SMH's Decline Has a Separate Cause
SMH's top holdings are NVIDIA (~25%), TSMC, ASML, and Broadcom. Of these, Broadcom's guidance shock on June 5 has yet to be fully absorbed, and FOMC-related tech profit-taking compounded the selloff across large-cap fabless chipmakers. Korea's export data is a manufacturing and memory story; SMH is a design and equipment story. The two chains are connected, but their prices move on different cycles.
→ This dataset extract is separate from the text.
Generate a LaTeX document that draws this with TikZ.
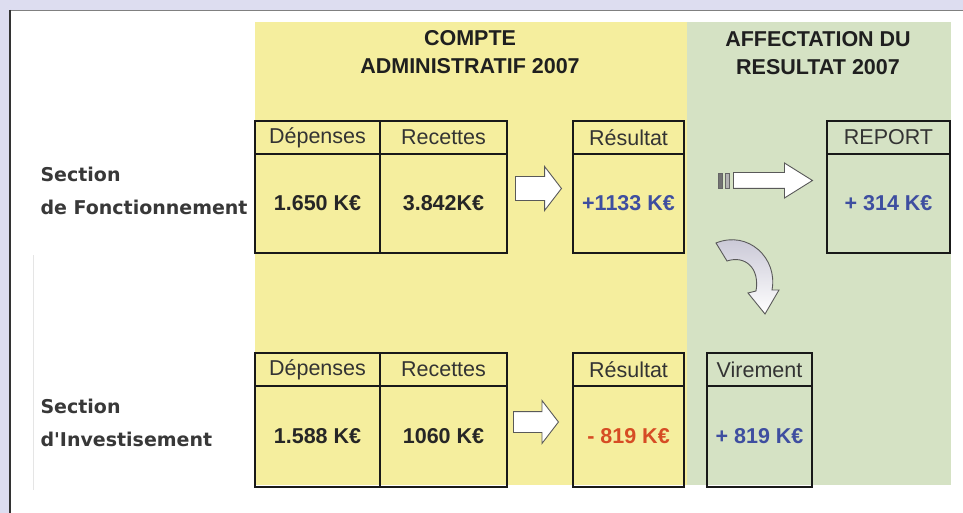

Bifurcation is visible even within memory itself. HBM3E prices are on a planned 20% increase (TrendForce, 2025-12-24), while commodity DRAM faces inventory glut risk the moment China's pre-stocking demand ends. Bank of America projects the HBM market at $5.46B in 2026 (+58% YoY), but most of the growth is concentrated in SK Hynix, which leads in HBM yield.
Investor Takeaway
| Category | Opportunity | Caution |
|---|---|---|
| HBM leader | SK Hynix (market share advantage) | Samsung HBM3E yield challenge |
| Tariff risk | Short-term export pulse before Aug. expiry | Potential demand gap from September onward |
| SMH decline | Interpretable as a near-term correction | Broadcom shock aftermath persists |
Reacting to a "+205% exports" headline by buying the Korean semiconductor ETF is risky. The more important questions are: how does Chinese demand shift after the August tariff truce expiry, and has Samsung Electronics' HBM yield improvement actually been verified? Until both are confirmed, the internal composition of the export data matters far more than the headline number.